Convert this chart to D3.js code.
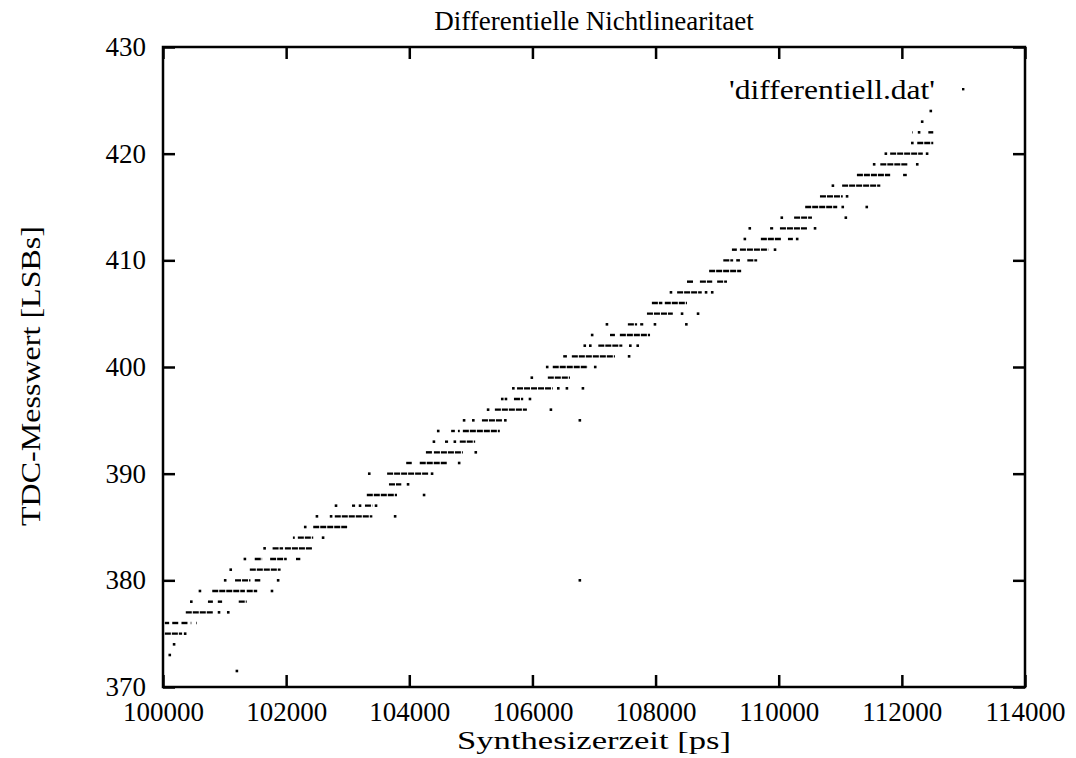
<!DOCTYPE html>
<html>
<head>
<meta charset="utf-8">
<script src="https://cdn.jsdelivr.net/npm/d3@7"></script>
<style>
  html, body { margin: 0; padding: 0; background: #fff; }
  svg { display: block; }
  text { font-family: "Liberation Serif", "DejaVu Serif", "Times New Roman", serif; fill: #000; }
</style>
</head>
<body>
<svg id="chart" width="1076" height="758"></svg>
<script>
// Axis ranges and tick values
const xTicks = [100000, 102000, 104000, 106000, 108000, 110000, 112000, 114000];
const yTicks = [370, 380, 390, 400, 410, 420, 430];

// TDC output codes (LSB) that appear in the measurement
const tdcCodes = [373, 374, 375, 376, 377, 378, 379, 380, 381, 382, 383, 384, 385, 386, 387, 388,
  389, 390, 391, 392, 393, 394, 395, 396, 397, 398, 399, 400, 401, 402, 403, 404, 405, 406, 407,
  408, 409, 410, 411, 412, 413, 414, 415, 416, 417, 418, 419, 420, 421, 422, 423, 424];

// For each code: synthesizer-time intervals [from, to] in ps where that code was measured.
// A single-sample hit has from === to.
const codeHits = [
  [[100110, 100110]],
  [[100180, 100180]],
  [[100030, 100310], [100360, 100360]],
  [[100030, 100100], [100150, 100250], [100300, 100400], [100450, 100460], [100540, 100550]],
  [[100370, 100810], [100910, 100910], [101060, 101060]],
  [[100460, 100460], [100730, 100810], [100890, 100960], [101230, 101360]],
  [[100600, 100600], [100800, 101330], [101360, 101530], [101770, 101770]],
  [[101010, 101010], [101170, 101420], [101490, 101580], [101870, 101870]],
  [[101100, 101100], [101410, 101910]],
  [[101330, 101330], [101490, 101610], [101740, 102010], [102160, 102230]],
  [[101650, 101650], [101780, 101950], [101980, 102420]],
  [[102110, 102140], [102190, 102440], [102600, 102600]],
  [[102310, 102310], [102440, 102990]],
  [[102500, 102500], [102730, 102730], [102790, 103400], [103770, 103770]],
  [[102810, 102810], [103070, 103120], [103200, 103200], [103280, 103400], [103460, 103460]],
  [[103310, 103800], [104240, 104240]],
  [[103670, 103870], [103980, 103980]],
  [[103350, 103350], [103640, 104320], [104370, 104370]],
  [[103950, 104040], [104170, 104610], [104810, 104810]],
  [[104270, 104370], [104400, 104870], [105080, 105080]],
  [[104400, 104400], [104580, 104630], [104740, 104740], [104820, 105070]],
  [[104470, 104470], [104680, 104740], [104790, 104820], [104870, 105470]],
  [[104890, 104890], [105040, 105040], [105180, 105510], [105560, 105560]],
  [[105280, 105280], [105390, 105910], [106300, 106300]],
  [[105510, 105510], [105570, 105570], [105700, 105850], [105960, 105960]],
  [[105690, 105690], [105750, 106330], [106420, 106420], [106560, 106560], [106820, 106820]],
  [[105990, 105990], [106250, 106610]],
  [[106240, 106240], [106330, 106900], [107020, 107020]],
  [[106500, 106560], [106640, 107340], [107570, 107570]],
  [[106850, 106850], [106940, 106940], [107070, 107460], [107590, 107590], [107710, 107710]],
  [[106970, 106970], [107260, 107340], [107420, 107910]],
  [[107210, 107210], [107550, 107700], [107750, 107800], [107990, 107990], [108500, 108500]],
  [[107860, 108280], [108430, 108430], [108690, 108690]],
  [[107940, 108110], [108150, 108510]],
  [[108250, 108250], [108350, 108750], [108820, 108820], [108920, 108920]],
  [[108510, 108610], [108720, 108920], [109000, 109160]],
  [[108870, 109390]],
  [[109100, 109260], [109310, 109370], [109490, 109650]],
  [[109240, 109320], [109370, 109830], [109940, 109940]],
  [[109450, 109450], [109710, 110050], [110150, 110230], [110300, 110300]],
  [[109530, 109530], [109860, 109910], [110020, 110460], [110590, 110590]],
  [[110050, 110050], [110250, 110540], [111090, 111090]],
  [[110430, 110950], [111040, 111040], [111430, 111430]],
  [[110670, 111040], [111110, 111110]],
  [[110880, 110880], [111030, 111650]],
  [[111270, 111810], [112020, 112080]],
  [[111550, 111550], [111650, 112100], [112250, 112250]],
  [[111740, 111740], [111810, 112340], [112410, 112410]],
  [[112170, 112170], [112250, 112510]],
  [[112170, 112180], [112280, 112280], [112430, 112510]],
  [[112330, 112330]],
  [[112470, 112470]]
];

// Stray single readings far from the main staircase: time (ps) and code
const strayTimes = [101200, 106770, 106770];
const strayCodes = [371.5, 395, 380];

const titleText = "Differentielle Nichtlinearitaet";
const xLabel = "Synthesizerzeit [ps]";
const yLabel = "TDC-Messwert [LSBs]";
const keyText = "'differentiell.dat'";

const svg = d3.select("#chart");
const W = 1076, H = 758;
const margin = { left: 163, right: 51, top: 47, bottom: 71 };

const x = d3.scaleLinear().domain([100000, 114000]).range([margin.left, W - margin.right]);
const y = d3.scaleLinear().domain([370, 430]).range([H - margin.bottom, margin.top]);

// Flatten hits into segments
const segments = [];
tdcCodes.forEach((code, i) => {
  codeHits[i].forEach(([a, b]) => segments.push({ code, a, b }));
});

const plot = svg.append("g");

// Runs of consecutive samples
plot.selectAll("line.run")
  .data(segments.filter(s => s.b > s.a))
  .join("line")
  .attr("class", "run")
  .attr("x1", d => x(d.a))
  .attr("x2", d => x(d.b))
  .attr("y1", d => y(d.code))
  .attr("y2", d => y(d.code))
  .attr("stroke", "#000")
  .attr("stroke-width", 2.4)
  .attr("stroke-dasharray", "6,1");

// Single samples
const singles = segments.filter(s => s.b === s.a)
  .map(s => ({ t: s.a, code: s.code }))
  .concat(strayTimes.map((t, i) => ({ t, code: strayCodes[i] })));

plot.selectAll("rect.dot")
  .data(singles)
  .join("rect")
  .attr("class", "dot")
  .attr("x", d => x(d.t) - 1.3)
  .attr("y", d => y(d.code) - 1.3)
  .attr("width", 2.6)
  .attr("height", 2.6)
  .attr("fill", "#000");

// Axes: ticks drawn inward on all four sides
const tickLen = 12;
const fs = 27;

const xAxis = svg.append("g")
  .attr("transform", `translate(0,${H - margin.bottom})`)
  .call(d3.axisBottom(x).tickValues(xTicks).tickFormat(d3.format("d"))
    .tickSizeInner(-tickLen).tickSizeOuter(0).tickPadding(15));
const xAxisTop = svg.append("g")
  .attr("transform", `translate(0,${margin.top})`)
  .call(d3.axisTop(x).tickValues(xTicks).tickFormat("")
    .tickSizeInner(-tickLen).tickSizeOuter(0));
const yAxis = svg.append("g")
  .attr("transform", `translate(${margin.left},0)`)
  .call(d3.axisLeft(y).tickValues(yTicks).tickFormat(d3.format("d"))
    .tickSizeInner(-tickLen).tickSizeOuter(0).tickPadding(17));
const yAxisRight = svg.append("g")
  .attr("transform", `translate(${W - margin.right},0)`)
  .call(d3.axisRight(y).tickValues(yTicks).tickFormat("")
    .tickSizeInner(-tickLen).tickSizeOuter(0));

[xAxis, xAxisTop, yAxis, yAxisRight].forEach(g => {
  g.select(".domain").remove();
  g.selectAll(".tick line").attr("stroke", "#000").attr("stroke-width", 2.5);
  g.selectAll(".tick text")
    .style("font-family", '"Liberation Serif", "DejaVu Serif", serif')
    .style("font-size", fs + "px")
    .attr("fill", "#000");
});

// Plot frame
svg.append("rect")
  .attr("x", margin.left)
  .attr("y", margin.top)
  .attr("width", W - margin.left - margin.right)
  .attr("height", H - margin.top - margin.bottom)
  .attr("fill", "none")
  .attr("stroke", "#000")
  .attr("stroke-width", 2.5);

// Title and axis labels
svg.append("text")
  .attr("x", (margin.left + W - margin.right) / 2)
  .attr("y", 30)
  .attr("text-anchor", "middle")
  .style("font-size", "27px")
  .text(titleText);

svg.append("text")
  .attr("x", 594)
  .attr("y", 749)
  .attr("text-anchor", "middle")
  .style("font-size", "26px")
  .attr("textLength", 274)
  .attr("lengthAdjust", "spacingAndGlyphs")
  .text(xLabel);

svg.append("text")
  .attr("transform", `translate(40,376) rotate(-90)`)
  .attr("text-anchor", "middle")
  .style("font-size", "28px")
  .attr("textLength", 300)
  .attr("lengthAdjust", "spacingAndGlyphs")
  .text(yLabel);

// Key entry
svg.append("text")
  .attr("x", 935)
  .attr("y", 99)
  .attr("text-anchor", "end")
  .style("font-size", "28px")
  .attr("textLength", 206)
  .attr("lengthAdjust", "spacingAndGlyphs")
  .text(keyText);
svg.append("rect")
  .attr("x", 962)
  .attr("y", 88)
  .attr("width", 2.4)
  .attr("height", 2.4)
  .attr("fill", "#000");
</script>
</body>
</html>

- _Goal_
Give the number of lines above that hold the word "chart", and nothing more.

- _Final answer_
3